Work to complete ::
Transcribe the listing verbatim. Do not carry over any pictures.

Information supplied ::
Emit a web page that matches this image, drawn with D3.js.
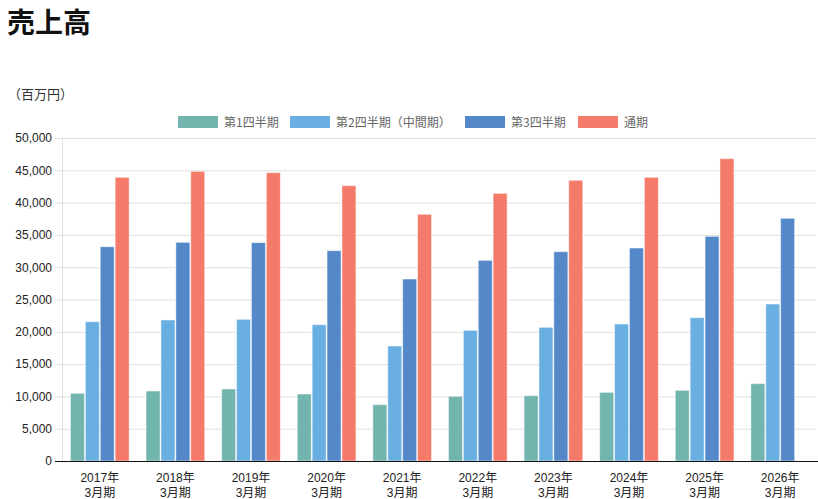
<!DOCTYPE html>
<html>
<head>
<meta charset="utf-8">
<script src="https://cdn.jsdelivr.net/npm/d3@7"></script>
<style>
body{margin:0;background:#fff;font-family:"Noto Sans CJK JP","Noto Sans",sans-serif;}
</style>
</head>
<body>
<svg width="818" height="499"></svg>
<script>
var years = ["2017年","2018年","2019年","2020年","2021年","2022年","2023年","2024年","2025年","2026年"];
var seriesNames = ["第1四半期","第2四半期（中間期）","第3四半期","通期"];
var colors = ["#72b4ae","#6aafe1","#5488c8","#f47a6a"];
var q1 = [10480,10840,11150,10370,8720,10010,10110,10630,10940,11970];
var q2 = [21560,21830,21930,21100,17800,20230,20690,21210,22190,24300];
var q3 = [33170,33850,33800,32560,28170,31060,32400,32970,34780,37570];
var full = [43910,44840,44630,42620,38190,41430,43450,43910,46800,null];
var yTicks = [0,5000,10000,15000,20000,25000,30000,35000,40000,45000,50000];

var series = [q1,q2,q3,full];
var width = 818, height = 499;
var margin = ({top: 138, right: 0, bottom: 38, left: 62});

var svg = d3.select("svg");

svg.append("text").attr("x", 7).attr("y", 33)
  .attr("font-size", 28).attr("font-weight", "bold").attr("fill", "#111").text("売上高");
svg.append("text").attr("x", 8).attr("y", 99)
  .attr("font-size", 13).attr("fill", "#333").text("（百万円）");

var x = d3.scaleBand().domain(years).range([margin.left, width - margin.right]).paddingInner(0.2).paddingOuter(0.1);
var x1 = d3.scaleBand().domain(d3.range(4)).range([0, x.bandwidth()]).padding(0.06);
var y = d3.scaleLinear().domain([0, 50000]).range([height - margin.bottom, margin.top]);

// grid
svg.append("g").selectAll("line").data(yTicks).join("line")
  .attr("x1", margin.left - 7).attr("x2", width - 2)
  .attr("y1", d => y(d) + 0.5).attr("y2", d => y(d) + 0.5)
  .attr("stroke", "#e0e0e0");
svg.append("line").attr("x1", margin.left + 0.5).attr("x2", margin.left + 0.5)
  .attr("y1", margin.top).attr("y2", y(0)).attr("stroke", "#e0e0e0");

var yAxis = svg.append("g").attr("transform", "translate(" + (margin.left - 7) + ",0)")
  .call(d3.axisLeft(y).tickValues(yTicks).tickSize(0).tickPadding(3).tickFormat(d3.format(",")));
yAxis.select(".domain").remove();
yAxis.selectAll("text").attr("font-size", 12).attr("fill", "#222").attr("font-family", "Arial, 'Liberation Sans', sans-serif");

// bars
series.forEach(function(vals, si){
  svg.append("g").selectAll("rect")
    .data(years.map((yr, i) => ({yr: yr, v: vals[i]})).filter(d => d.v != null))
    .join("rect")
    .attr("x", d => x(d.yr) + x1(si))
    .attr("y", d => y(d.v))
    .attr("width", x1.bandwidth())
    .attr("height", d => y(0) - y(d.v))
    .attr("fill", colors[si])
    .attr("stroke", "#fff").attr("stroke-opacity", 0.5).attr("stroke-width", 1);
});

// x axis
svg.append("line").attr("x1", margin.left - 7).attr("x2", width)
  .attr("y1", y(0) + 0.5).attr("y2", y(0) + 0.5).attr("stroke", "#111");
var xg = svg.append("g").attr("font-size", 12).attr("fill", "#222").attr("text-anchor", "middle")
  .attr("font-family", "'Liberation Sans', 'Noto Sans CJK JP', sans-serif");
xg.selectAll("text.yr").data(years).join("text").attr("class", "yr")
  .attr("x", d => x(d) + x.bandwidth() / 2).attr("y", 482).text(d => d);
xg.selectAll("text.mo").data(years).join("text").attr("class", "mo")
  .attr("x", d => x(d) + x.bandwidth() / 2).attr("y", 497).text("3月期");

// legend
var legX = [178, 290, 465, 578];
var leg = svg.append("g").selectAll("g").data(seriesNames).join("g")
  .attr("transform", (d, i) => "translate(" + legX[i] + ",116)");
leg.append("rect").attr("width", 40).attr("height", 12).attr("fill", (d, i) => colors[i]);
leg.append("text").attr("x", 46).attr("y", 10.5).attr("font-size", 12).attr("fill", "#666").text(d => d);
</script>
</body>
</html>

Answer in full ::
Emit a web page that matches this image, drawn with D3.js.
<!DOCTYPE html>
<html>
<head>
<meta charset="utf-8">
<script src="https://cdn.jsdelivr.net/npm/d3@7"></script>
<style>
body{margin:0;background:#fff;font-family:"Noto Sans CJK JP","Noto Sans",sans-serif;}
</style>
</head>
<body>
<svg width="818" height="499"></svg>
<script>
var years = ["2017年","2018年","2019年","2020年","2021年","2022年","2023年","2024年","2025年","2026年"];
var seriesNames = ["第1四半期","第2四半期（中間期）","第3四半期","通期"];
var colors = ["#72b4ae","#6aafe1","#5488c8","#f47a6a"];
var q1 = [10480,10840,11150,10370,8720,10010,10110,10630,10940,11970];
var q2 = [21560,21830,21930,21100,17800,20230,20690,21210,22190,24300];
var q3 = [33170,33850,33800,32560,28170,31060,32400,32970,34780,37570];
var full = [43910,44840,44630,42620,38190,41430,43450,43910,46800,null];
var yTicks = [0,5000,10000,15000,20000,25000,30000,35000,40000,45000,50000];

var series = [q1,q2,q3,full];
var width = 818, height = 499;
var margin = ({top: 138, right: 0, bottom: 38, left: 62});

var svg = d3.select("svg");

svg.append("text").attr("x", 7).attr("y", 33)
  .attr("font-size", 28).attr("font-weight", "bold").attr("fill", "#111").text("売上高");
svg.append("text").attr("x", 8).attr("y", 99)
  .attr("font-size", 13).attr("fill", "#333").text("（百万円）");

var x = d3.scaleBand().domain(years).range([margin.left, width - margin.right]).paddingInner(0.2).paddingOuter(0.1);
var x1 = d3.scaleBand().domain(d3.range(4)).range([0, x.bandwidth()]).padding(0.06);
var y = d3.scaleLinear().domain([0, 50000]).range([height - margin.bottom, margin.top]);

// grid
svg.append("g").selectAll("line").data(yTicks).join("line")
  .attr("x1", margin.left - 7).attr("x2", width - 2)
  .attr("y1", d => y(d) + 0.5).attr("y2", d => y(d) + 0.5)
  .attr("stroke", "#e0e0e0");
svg.append("line").attr("x1", margin.left + 0.5).attr("x2", margin.left + 0.5)
  .attr("y1", margin.top).attr("y2", y(0)).attr("stroke", "#e0e0e0");

var yAxis = svg.append("g").attr("transform", "translate(" + (margin.left - 7) + ",0)")
  .call(d3.axisLeft(y).tickValues(yTicks).tickSize(0).tickPadding(3).tickFormat(d3.format(",")));
yAxis.select(".domain").remove();
yAxis.selectAll("text").attr("font-size", 12).attr("fill", "#222").attr("font-family", "Arial, 'Liberation Sans', sans-serif");

// bars
series.forEach(function(vals, si){
  svg.append("g").selectAll("rect")
    .data(years.map((yr, i) => ({yr: yr, v: vals[i]})).filter(d => d.v != null))
    .join("rect")
    .attr("x", d => x(d.yr) + x1(si))
    .attr("y", d => y(d.v))
    .attr("width", x1.bandwidth())
    .attr("height", d => y(0) - y(d.v))
    .attr("fill", colors[si])
    .attr("stroke", "#fff").attr("stroke-opacity", 0.5).attr("stroke-width", 1);
});

// x axis
svg.append("line").attr("x1", margin.left - 7).attr("x2", width)
  .attr("y1", y(0) + 0.5).attr("y2", y(0) + 0.5).attr("stroke", "#111");
var xg = svg.append("g").attr("font-size", 12).attr("fill", "#222").attr("text-anchor", "middle")
  .attr("font-family", "'Liberation Sans', 'Noto Sans CJK JP', sans-serif");
xg.selectAll("text.yr").data(years).join("text").attr("class", "yr")
  .attr("x", d => x(d) + x.bandwidth() / 2).attr("y", 482).text(d => d);
xg.selectAll("text.mo").data(years).join("text").attr("class", "mo")
  .attr("x", d => x(d) + x.bandwidth() / 2).attr("y", 497).text("3月期");

// legend
var legX = [178, 290, 465, 578];
var leg = svg.append("g").selectAll("g").data(seriesNames).join("g")
  .attr("transform", (d, i) => "translate(" + legX[i] + ",116)");
leg.append("rect").attr("width", 40).attr("height", 12).attr("fill", (d, i) => colors[i]);
leg.append("text").attr("x", 46).attr("y", 10.5).attr("font-size", 12).attr("fill", "#666").text(d => d);
</script>
</body>
</html>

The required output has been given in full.